Economics Behind NCAA March Madness
By Brandon Smith | March 31, 2022
We have entered into one of the most wonderful times of the year: March Madness. March Madness is a beloved NCAA basketball tournament that sees 64 college basketball teams from across the country compete for a chance to bring home championship hardware to their respective campuses. This tournament often referred to as the “Big Dance” is incredibly popular in the United States. Millions of Americans tune in to sports networks daily to watch these exciting games. Many of us root for a certain team, while others watch these games for the enticing upsets, buzzer beaters, comebacks, and other great qualities this action packed tournament has to offer.

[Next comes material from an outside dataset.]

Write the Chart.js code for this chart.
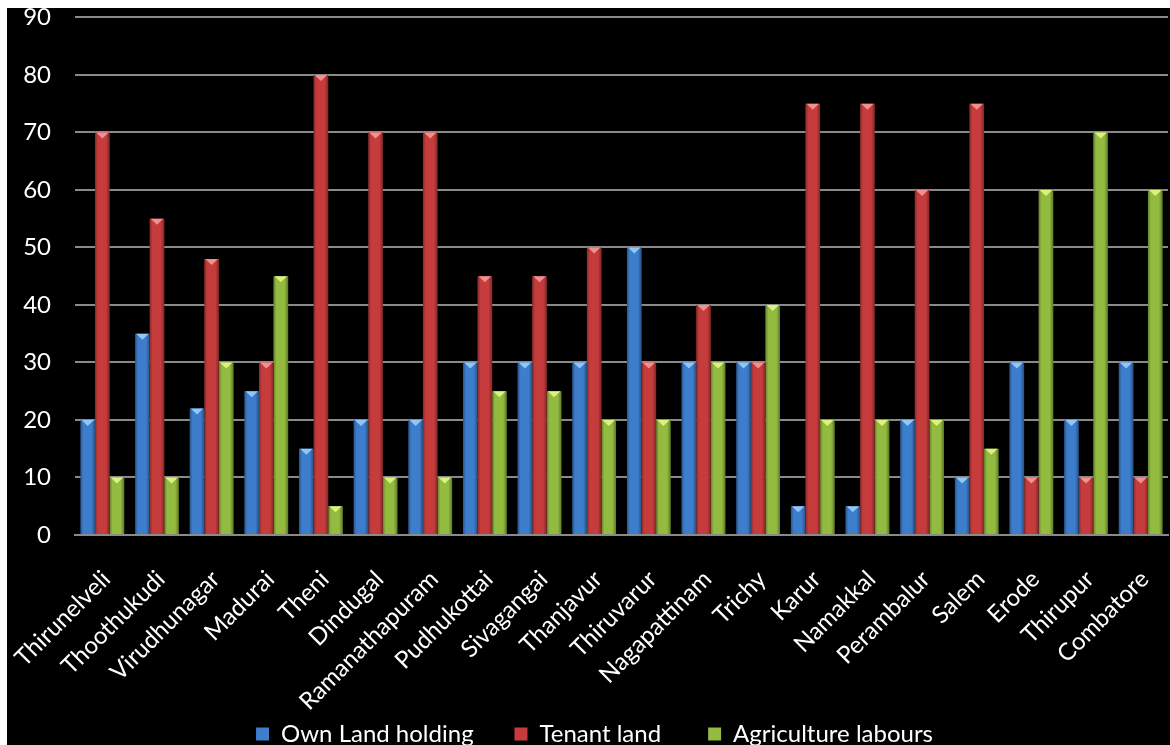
<!DOCTYPE html>
<html>
<head>
<meta charset="utf-8">
<script src="https://cdn.jsdelivr.net/npm/chart.js@4.4.1/dist/chart.umd.min.js"></script>
<style>
    html, body { margin: 0; padding: 0; background: #fff; }
    #wrap { position: absolute; left: 7px; top: 8px; width: 1163px; height: 737px; background: #000; overflow: hidden; }
    #inner { position: absolute; left: 0; top: -9px; width: 1163px; height: 757px; }
</style>
</head>
<body>
<div id="wrap"><div id="inner"><canvas id="chart"></canvas></div></div>
<script>
const districts = [
    "Thirunelveli", "Thoothukudi", "Virudhunagar", "Madurai", "Theni", "Dindugal",
    "Ramanathapuram", "Pudhukottai", "Sivagangai", "Thanjavur", "Thiruvarur",
    "Nagapattinam", "Trichy", "Karur", "Namakkal", "Perambalur", "Salem",
    "Erode", "Thirupur", "Combatore"
];
const ownLand = [20, 35, 22, 25, 15, 20, 20, 30, 30, 30, 50, 30, 30, 5, 5, 20, 10, 30, 20, 30];
const tenantLand = [70, 55, 48, 30, 80, 70, 70, 45, 45, 50, 30, 40, 30, 75, 75, 60, 75, 10, 10, 10];
const agriLabours = [10, 10, 30, 45, 5, 10, 10, 25, 25, 20, 20, 30, 40, 20, 20, 20, 15, 60, 70, 60];
const yTicks = [0, 10, 20, 30, 40, 50, 60, 70, 80, 90];

const FONT = "Lato";

// shade each bar like a cylinder and add the light bevel on top
const barShade = {
    id: 'barShade',
    afterDatasetsDraw(chart) {
        const ctx = chart.ctx;
        chart.data.datasets.forEach((ds, i) => {
            const meta = chart.getDatasetMeta(i);
            meta.data.forEach(bar => {
                const left = bar.x - bar.width / 2;
                const right = bar.x + bar.width / 2;
                const top = bar.y;
                const bottom = bar.base;
                const g = ctx.createLinearGradient(left, 0, right, 0);
                g.addColorStop(0, 'rgba(0,0,0,0.3)');
                g.addColorStop(0.2, 'rgba(0,0,0,0)');
                g.addColorStop(0.75, 'rgba(0,0,0,0)');
                g.addColorStop(1, 'rgba(0,0,0,0.35)');
                ctx.save();
                ctx.fillStyle = g;
                ctx.fillRect(left, top, bar.width, bottom - top);
                ctx.fillStyle = ds.topColor;
                ctx.beginPath();
                ctx.moveTo(left + 1, top);
                ctx.lineTo(right - 1, top);
                ctx.lineTo(bar.x, top + Math.min(6, bottom - top));
                ctx.closePath();
                ctx.fill();
                ctx.restore();
            });
        });
    }
};

new Chart(document.getElementById('chart'), {
    type: 'bar',
    data: {
        labels: districts,
        datasets: [
            { label: 'Own Land holding', data: ownLand, backgroundColor: '#3c7dcc', topColor: '#92c6f6' },
            { label: 'Tenant land', data: tenantLand, backgroundColor: '#c63c3c', topColor: '#f29090' },
            { label: 'Agriculture labours', data: agriLabours, backgroundColor: '#92bb40', topColor: '#dcf27e' }
        ]
    },
    options: {
        responsive: true,
        maintainAspectRatio: false,
        animation: false,
        layout: { padding: { top: 0, right: 2, bottom: 0, left: 14 } },
        datasets: {
            bar: { categoryPercentage: 0.8, barPercentage: 1.0 }
        },
        plugins: {
            tooltip: { enabled: false },
            legend: {
                position: 'bottom',
                labels: {
                    color: '#fff',
                    font: { family: FONT, size: 24 },
                    boxWidth: 13,
                    boxHeight: 13,
                    padding: 4,
                    generateLabels: chart => {
                        const items = Chart.defaults.plugins.legend.labels.generateLabels(chart);
                        // wider gaps between items without growing the legend height
                        const gaps = ['      ', '       ', ''];
                        items.forEach((it, i) => { it.text += gaps[i]; });
                        return items;
                    }
                }
            }
        },
        scales: {
            x: {
                grid: { display: false, drawTicks: false },
                border: { color: '#8a8a8a', width: 2 },
                ticks: {
                    color: '#fff',
                    font: { family: FONT, size: 24 },
                    maxRotation: 45,
                    minRotation: 45,
                    padding: 30,
                    labelOffset: 4,
                    autoSkip: false
                },
                afterFit: s => {
                    s.height = 183;
                    s.paddingLeft = 0;
                    s.paddingRight = 0;
                }
            },
            y: {
                min: 0,
                max: 90,
                afterBuildTicks: s => { s.ticks = yTicks.map(v => ({ value: v })); },
                grid: { color: '#8a8a8a', lineWidth: 2, drawTicks: true, tickLength: 20, tickColor: 'rgba(0,0,0,0)' },
                border: { display: false },
                ticks: {
                    color: '#fff',
                    font: { family: FONT, size: 24 },
                    padding: 4
                },
                afterFit: s => { s.width = 54; }
            }
        }
    },
    plugins: [barShade]
});
</script>
</body>
</html>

However, while it is easy to fall in love with a particular team or assure yourself you know which team will win it all, many Americans are blind to the fact that the Big Dance can cause some crippling pain for their wallets.

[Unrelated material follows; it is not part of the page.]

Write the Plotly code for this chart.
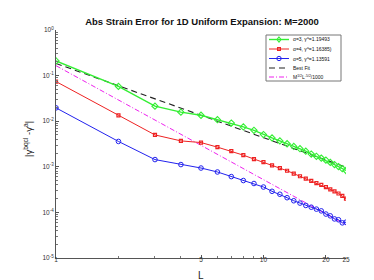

The United States economy is impacted in various ways during March Madness: host locations see their economy boom when fans travel to cities such as Milwaukee and New Orleans to watch these games unfold. Team merchandise brings in a lot of revenue during the Big Dance as well. According to CNBC, advertisements for the NCAA tournaments total $1 billion. However, the impact March Madness has on the economy isn’t always beneficial to someone. For decades, people have been betting money on sports teams to win. It is for this same reason that legendary baseball player Pete Rose will not be inducted into the Baseball Hall of Fame. The concept of funneling money into a league to try and predict who will win these games is a rapidly growing market. Each year, millions of Americans spend money on predicting which teams will win? Seems easy enough to win your money back though, right? Wrong. According to an article by CBS Sports, no one in the history of March Madness betting has ever correctly predicted the winner of each game. There is quite literally a 0% success rate thus far, yet millions of people still carelessly throw away their money hoping to guess all the winning teams correctly and win a free pick up truck and tickets to the Finals (the prize in most betting leagues). It is important to note that according to the American Gaming Association, an estimated 45 million Americans will wage approximately $3.1 billion on March Madness games. With this in mind, is wasting your hard earned money truly worth it? Do you think you will be the first person ever to accurately predict the outcome of every game played during March Madness? Or will you be left out of pocket after Sister Jean and the Loyola Chicago basketball team go dancing and win it all?